The best stories in this collection are the ones that describe his childhood explorations and misadventures in 1950s. Back then, five small children could take a boat out for the day, catch their own lunch -- clams, soft-shelled crabs, oysters, puff fish (the soft bones are child safe. Don't eat the liver, and never put one of the spiny kind in your bathing suit pocket), and not return home until long after dark.

We were children of the flats. Around here, there are miles and miles of them. The shallow water covers sandy plains of grass that are almost continuous from Yucatan to the Keys. . . . The discovery of the wonderful diversity of the flats occupied us to the limit of our capacity. We tried our best to find out what lived in every hole (a never-ending quest-some of us are still at it after fifty years).

White's passion for boat building grew while he was stationed in Puerto Rico on shore duty. There he apprenticed himself to local craftsmen, learning the tricks of the trade. On his return to the Florida panhandle, he aimed to become a master boat builder.
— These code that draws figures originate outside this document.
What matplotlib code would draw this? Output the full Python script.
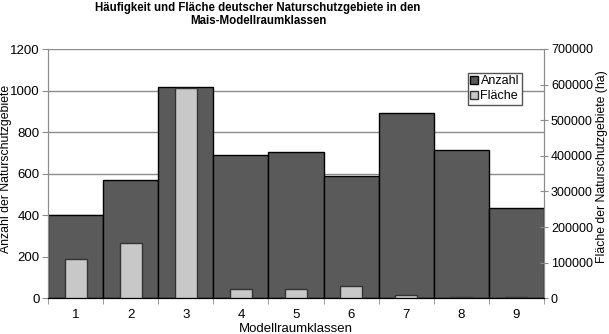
import numpy as np
import matplotlib
matplotlib.use("Agg")
import matplotlib.pyplot as plt
from matplotlib.patches import Patch

# Data
klassen = ["1", "2", "3", "4", "5", "6", "7", "8", "9"]
anzahl = [400, 568, 1016, 688, 702, 588, 891, 712, 435]
flaeche = [110000, 154000, 590000, 25000, 27000, 35000, 8000, 5000, 3000]

W, H, DPI = 609, 334, 100
DARK = '#5a5a5a'
LIGHT = '#c8c8c8'
GRID = '#8c8c8c'
FS = 9

plt.rcParams['font.family'] = ['Liberation Sans', 'DejaVu Sans']
plt.rcParams['font.size'] = FS

fig = plt.figure(figsize=(W / DPI, H / DPI), dpi=DPI)
ax = fig.add_axes([48 / W, 1 - 298.3 / H, (544 - 48) / W, (298.3 - 49) / H])

x = np.arange(1, len(klassen) + 1)

ax.set_axisbelow(True)
ax.bar(x, anzahl, width=1.0, color=DARK, edgecolor='black', linewidth=1.0, zorder=2)
ax.set_xlim(0.5, len(klassen) + 0.5)
ax.set_ylim(0, 1200)
ax.set_yticks(np.arange(0, 1201, 200))
ax.yaxis.grid(True, color=GRID, linewidth=1.0)
ax.set_xticks(x)
ax.set_xticklabels(klassen, fontsize=9.5)
ax.set_xticks(np.arange(0.5, len(klassen) + 1), minor=True)
ax.tick_params(axis='x', which='major', length=0, pad=8)
ax.tick_params(axis='x', which='minor', length=4, color=GRID, direction='out')
ax.tick_params(axis='y', length=4, color=GRID, direction='out', pad=2, labelsize=9.5)
ax.set_ylabel("Anzahl der Naturschutzgebiete", fontsize=8.8)
ax.yaxis.set_label_coords((12.5 - 48) / 496, 0.52)
ax.set_xlabel("Modellraumklassen", labelpad=1, fontsize=9.5)

ax2 = ax.twinx()
ax2.bar(x, flaeche, width=0.4, color=LIGHT, edgecolor='#333333', linewidth=1.0, zorder=3)
ax2.set_ylim(0, 700000)
ax2.set_yticks(np.arange(0, 700001, 100000))
ax2.tick_params(axis='y', length=6, color=GRID, direction='inout', pad=2)
ax2.set_ylabel("Fläche der Naturschutzgebiete (ha)", rotation=90, fontsize=8.8)
ax2.yaxis.set_label_coords((595.5 - 48) / 496, 0.53)

for a in (ax, ax2):
    a.spines['top'].set_visible(False)
    a.spines['left'].set_color(GRID)
    a.spines['right'].set_color(GRID)
    a.spines['bottom'].set_color('black')

handles = [Patch(facecolor=DARK, edgecolor='black', label='Anzahl'),
           Patch(facecolor=LIGHT, edgecolor='#333333', label='Fläche')]
leg = fig.legend(handles=handles, loc='upper left', bbox_to_anchor=(468 / W, 1 - 73 / H),
                 fancybox=False, framealpha=1, edgecolor='#555555', fontsize=9,
                 handlelength=0.6, handleheight=0.6, handletextpad=0.2,
                 borderpad=0.2, labelspacing=0.2, borderaxespad=0)

fig.text(258 / W, 1 - 2 / H, "Häufigkeit und Fläche deutscher Naturschutzgebiete in den\nMais-Modellraumklassen",
         ha='center', va='top', fontsize=8.3, fontweight='bold', linespacing=1.15)

fig.savefig("out.png", dpi=DPI)
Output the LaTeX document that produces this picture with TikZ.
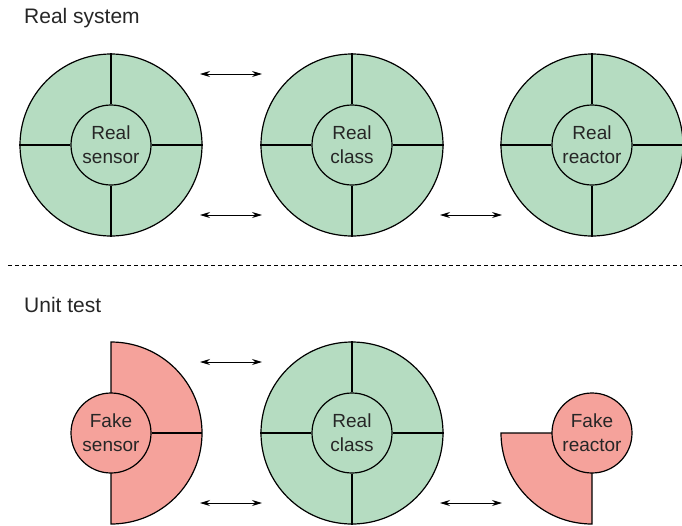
\documentclass[tikz,border=0pt]{standalone}
\usepackage{fontspec}
\setmainfont{Liberation Sans}
\usetikzlibrary{arrows.meta}
\definecolor{realgreen}{HTML}{B5DCC1}
\definecolor{fakepink}{HTML}{F5A29B}
\tikzset{
  wheel/.style={circle, draw=black, line width=1.2pt, fill=realgreen, minimum size=182pt, inner sep=0pt},
  hub/.style={circle, draw=black, line width=1.2pt, minimum size=80pt, inner sep=0pt, align=center, font=\fontsize{19}{24}\selectfont, text=black!85},
  spoke/.style={draw=black, line width=1.2pt},
  link/.style={draw=black, line width=0.9pt, {Stealth[length=10pt,width=6pt]}-{Stealth[length=10pt,width=6pt]}},
  heading/.style={anchor=west, font=\fontsize{21}{25}\selectfont, text=black!85, inner sep=0pt}
}
\begin{document}
\begin{tikzpicture}[x=1pt,y=-1pt]
\useasboundingbox (0,0) rectangle (682,525);
% headings
\node[heading] (h1) at (24,18) {Real system};
\node[heading] (h2) at (24,305) {Unit test};
% dashed separator
\coordinate (d1) at (8,265);
\coordinate (d2) at (682,265);
\draw[line width=0.8pt, dash pattern=on 4pt off 3pt] (d1) -- (d2);
% top row wheels
\foreach \n/\x/\t in {s/111/{Real\\sensor}, c/352/{Real\\class}, r/592/{Real\\reactor}}{
  \node[wheel] (w\n) at (\x,145) {};
  \node[hub, fill=realgreen] (i\n) at (\x,145) {\t};
  \draw[spoke] (i\n.north) -- (w\n.north);
  \draw[spoke] (i\n.south) -- (w\n.south);
  \draw[spoke] (i\n.east) -- (w\n.east);
  \draw[spoke] (i\n.west) -- (w\n.west);
}
% bottom middle wheel
\node[wheel] (wc2) at (352,433) {};
\node[hub, fill=realgreen] (ic2) at (352,433) {Real\\class};
\draw[spoke] (ic2.north) -- (wc2.north);
\draw[spoke] (ic2.south) -- (wc2.south);
\draw[spoke] (ic2.east) -- (wc2.east);
\draw[spoke] (ic2.west) -- (wc2.west);
% fake sensor: right half disc
\coordinate (fsc) at (111,433);
\draw[line width=1.2pt, fill=fakepink] (111,342) arc[start angle=90, end angle=-90, x radius=91, y radius=-91] -- cycle;
\node[hub, fill=fakepink] (ifs) at (fsc) {Fake\\sensor};
\draw[spoke] (ifs.east) -- (202,433);
% fake reactor: bottom-left quarter disc
\draw[line width=1.2pt, fill=fakepink] (592,433) -- (501,433) arc[start angle=180, end angle=270, x radius=91, y radius=-91] -- cycle;
\node[hub, fill=fakepink] (ifr) at (592,433) {Fake\\reactor};
% arrows
\coordinate (a1) at (200,74);   \coordinate (b1) at (262,74);
\coordinate (a2) at (200,215);  \coordinate (b2) at (262,215);
\coordinate (a3) at (440,215);  \coordinate (b3) at (502,215);
\coordinate (a4) at (200,362);  \coordinate (b4) at (262,362);
\coordinate (a5) at (200,503);  \coordinate (b5) at (262,503);
\coordinate (a6) at (440,503);  \coordinate (b6) at (502,503);
\foreach \i in {1,...,6}{\draw[link] (a\i) -- (b\i);}
\end{tikzpicture}
\end{document}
Instead, he quickly realized he couldn't compete with the cheap aluminum boats stacked outside every discount store. So he crafted his lovely boats by hand on the side, meanwhile taking any job he could find, including painting houses, working on tugboats and teaching eighth-grade science.

Of course, all of this is great fodder for A Portrait of a Crusty Old Salt who loves to digress, share recipes, stretch the truth, and wax a little nostalgic about his daddy's old half-inch Versamatic drill and the outboard motors of his youth (cranking a WWII-era Evinrude storm boat motor was a matter of intuition, brute strength, dedication, and reckless desperation.)

But regardless if you're an old salt, young wannabe or even just an avowed landlubber with a strong yen for old Florida, this is the one book to stow away this summer.

An edited version of this review appeared in The Atlanta Journal-Constitution, Sunday, August 3, 2003.